● **Data provided**

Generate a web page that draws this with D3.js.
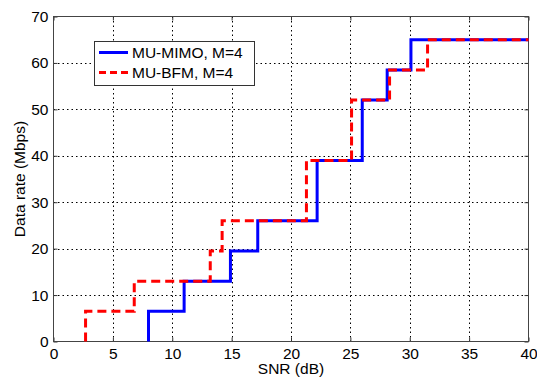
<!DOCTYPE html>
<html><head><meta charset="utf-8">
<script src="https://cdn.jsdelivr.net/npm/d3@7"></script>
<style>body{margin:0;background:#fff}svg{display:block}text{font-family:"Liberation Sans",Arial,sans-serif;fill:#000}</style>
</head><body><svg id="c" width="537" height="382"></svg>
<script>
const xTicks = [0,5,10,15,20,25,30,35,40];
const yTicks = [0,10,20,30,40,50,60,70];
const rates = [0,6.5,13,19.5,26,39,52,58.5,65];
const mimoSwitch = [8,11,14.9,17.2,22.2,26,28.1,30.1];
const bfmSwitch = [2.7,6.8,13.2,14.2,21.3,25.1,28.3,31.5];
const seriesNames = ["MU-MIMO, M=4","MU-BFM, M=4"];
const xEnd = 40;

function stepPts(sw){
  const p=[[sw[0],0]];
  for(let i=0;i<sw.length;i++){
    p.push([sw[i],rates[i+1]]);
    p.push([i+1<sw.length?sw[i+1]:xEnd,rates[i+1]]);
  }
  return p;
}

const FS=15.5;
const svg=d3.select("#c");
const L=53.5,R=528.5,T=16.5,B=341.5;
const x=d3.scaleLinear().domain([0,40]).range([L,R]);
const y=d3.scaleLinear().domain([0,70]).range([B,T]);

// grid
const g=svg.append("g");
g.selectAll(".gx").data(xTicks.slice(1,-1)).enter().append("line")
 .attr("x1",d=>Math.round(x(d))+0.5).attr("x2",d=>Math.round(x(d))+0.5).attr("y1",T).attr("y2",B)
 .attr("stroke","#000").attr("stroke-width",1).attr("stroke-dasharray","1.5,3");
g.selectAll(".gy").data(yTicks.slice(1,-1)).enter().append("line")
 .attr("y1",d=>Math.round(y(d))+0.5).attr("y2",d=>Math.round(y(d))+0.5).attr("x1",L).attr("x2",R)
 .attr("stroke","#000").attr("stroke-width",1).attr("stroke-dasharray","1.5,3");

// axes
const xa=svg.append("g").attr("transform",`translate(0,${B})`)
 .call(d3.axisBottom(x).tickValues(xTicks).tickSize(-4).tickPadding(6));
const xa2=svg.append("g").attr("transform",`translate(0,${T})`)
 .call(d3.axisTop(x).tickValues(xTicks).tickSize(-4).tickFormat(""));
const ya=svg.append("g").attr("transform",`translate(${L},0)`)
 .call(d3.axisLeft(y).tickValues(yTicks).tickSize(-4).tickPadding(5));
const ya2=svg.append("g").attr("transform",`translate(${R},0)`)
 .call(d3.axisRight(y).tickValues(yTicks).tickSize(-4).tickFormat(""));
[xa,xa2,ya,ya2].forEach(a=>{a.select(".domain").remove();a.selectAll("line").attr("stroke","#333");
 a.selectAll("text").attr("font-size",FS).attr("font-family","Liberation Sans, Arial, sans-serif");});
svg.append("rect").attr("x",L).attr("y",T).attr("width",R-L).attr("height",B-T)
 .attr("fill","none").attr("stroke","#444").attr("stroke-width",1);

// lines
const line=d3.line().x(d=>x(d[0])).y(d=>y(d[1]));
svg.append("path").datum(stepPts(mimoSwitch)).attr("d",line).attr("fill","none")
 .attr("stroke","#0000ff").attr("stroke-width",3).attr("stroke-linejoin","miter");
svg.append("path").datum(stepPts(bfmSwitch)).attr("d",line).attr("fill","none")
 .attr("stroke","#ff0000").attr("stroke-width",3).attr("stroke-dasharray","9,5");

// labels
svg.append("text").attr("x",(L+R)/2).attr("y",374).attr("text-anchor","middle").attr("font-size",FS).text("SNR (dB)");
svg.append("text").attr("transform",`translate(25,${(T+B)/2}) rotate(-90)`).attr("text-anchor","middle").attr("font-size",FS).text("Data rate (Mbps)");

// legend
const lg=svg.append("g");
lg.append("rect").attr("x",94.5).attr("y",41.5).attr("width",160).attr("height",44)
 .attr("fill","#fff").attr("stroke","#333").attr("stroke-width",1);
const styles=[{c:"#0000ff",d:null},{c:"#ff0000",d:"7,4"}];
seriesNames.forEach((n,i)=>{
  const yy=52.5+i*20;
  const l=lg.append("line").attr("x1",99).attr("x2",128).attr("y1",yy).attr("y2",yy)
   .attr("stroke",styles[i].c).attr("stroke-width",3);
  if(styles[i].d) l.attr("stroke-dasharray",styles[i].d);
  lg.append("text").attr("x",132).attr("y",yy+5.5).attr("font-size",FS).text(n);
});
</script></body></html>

● **What you will do**
Leave the images out, please, and restate each line word for word.

● **Answer to the exercise**
Generate a web page that draws this with D3.js.
<!DOCTYPE html>
<html><head><meta charset="utf-8">
<script src="https://cdn.jsdelivr.net/npm/d3@7"></script>
<style>body{margin:0;background:#fff}svg{display:block}text{font-family:"Liberation Sans",Arial,sans-serif;fill:#000}</style>
</head><body><svg id="c" width="537" height="382"></svg>
<script>
const xTicks = [0,5,10,15,20,25,30,35,40];
const yTicks = [0,10,20,30,40,50,60,70];
const rates = [0,6.5,13,19.5,26,39,52,58.5,65];
const mimoSwitch = [8,11,14.9,17.2,22.2,26,28.1,30.1];
const bfmSwitch = [2.7,6.8,13.2,14.2,21.3,25.1,28.3,31.5];
const seriesNames = ["MU-MIMO, M=4","MU-BFM, M=4"];
const xEnd = 40;

function stepPts(sw){
  const p=[[sw[0],0]];
  for(let i=0;i<sw.length;i++){
    p.push([sw[i],rates[i+1]]);
    p.push([i+1<sw.length?sw[i+1]:xEnd,rates[i+1]]);
  }
  return p;
}

const FS=15.5;
const svg=d3.select("#c");
const L=53.5,R=528.5,T=16.5,B=341.5;
const x=d3.scaleLinear().domain([0,40]).range([L,R]);
const y=d3.scaleLinear().domain([0,70]).range([B,T]);

// grid
const g=svg.append("g");
g.selectAll(".gx").data(xTicks.slice(1,-1)).enter().append("line")
 .attr("x1",d=>Math.round(x(d))+0.5).attr("x2",d=>Math.round(x(d))+0.5).attr("y1",T).attr("y2",B)
 .attr("stroke","#000").attr("stroke-width",1).attr("stroke-dasharray","1.5,3");
g.selectAll(".gy").data(yTicks.slice(1,-1)).enter().append("line")
 .attr("y1",d=>Math.round(y(d))+0.5).attr("y2",d=>Math.round(y(d))+0.5).attr("x1",L).attr("x2",R)
 .attr("stroke","#000").attr("stroke-width",1).attr("stroke-dasharray","1.5,3");

// axes
const xa=svg.append("g").attr("transform",`translate(0,${B})`)
 .call(d3.axisBottom(x).tickValues(xTicks).tickSize(-4).tickPadding(6));
const xa2=svg.append("g").attr("transform",`translate(0,${T})`)
 .call(d3.axisTop(x).tickValues(xTicks).tickSize(-4).tickFormat(""));
const ya=svg.append("g").attr("transform",`translate(${L},0)`)
 .call(d3.axisLeft(y).tickValues(yTicks).tickSize(-4).tickPadding(5));
const ya2=svg.append("g").attr("transform",`translate(${R},0)`)
 .call(d3.axisRight(y).tickValues(yTicks).tickSize(-4).tickFormat(""));
[xa,xa2,ya,ya2].forEach(a=>{a.select(".domain").remove();a.selectAll("line").attr("stroke","#333");
 a.selectAll("text").attr("font-size",FS).attr("font-family","Liberation Sans, Arial, sans-serif");});
svg.append("rect").attr("x",L).attr("y",T).attr("width",R-L).attr("height",B-T)
 .attr("fill","none").attr("stroke","#444").attr("stroke-width",1);

// lines
const line=d3.line().x(d=>x(d[0])).y(d=>y(d[1]));
svg.append("path").datum(stepPts(mimoSwitch)).attr("d",line).attr("fill","none")
 .attr("stroke","#0000ff").attr("stroke-width",3).attr("stroke-linejoin","miter");
svg.append("path").datum(stepPts(bfmSwitch)).attr("d",line).attr("fill","none")
 .attr("stroke","#ff0000").attr("stroke-width",3).attr("stroke-dasharray","9,5");

// labels
svg.append("text").attr("x",(L+R)/2).attr("y",374).attr("text-anchor","middle").attr("font-size",FS).text("SNR (dB)");
svg.append("text").attr("transform",`translate(25,${(T+B)/2}) rotate(-90)`).attr("text-anchor","middle").attr("font-size",FS).text("Data rate (Mbps)");

// legend
const lg=svg.append("g");
lg.append("rect").attr("x",94.5).attr("y",41.5).attr("width",160).attr("height",44)
 .attr("fill","#fff").attr("stroke","#333").attr("stroke-width",1);
const styles=[{c:"#0000ff",d:null},{c:"#ff0000",d:"7,4"}];
seriesNames.forEach((n,i)=>{
  const yy=52.5+i*20;
  const l=lg.append("line").attr("x1",99).attr("x2",128).attr("y1",yy).attr("y2",yy)
   .attr("stroke",styles[i].c).attr("stroke-width",3);
  if(styles[i].d) l.attr("stroke-dasharray",styles[i].d);
  lg.append("text").attr("x",132).attr("y",yy+5.5).attr("font-size",FS).text(n);
});
</script></body></html>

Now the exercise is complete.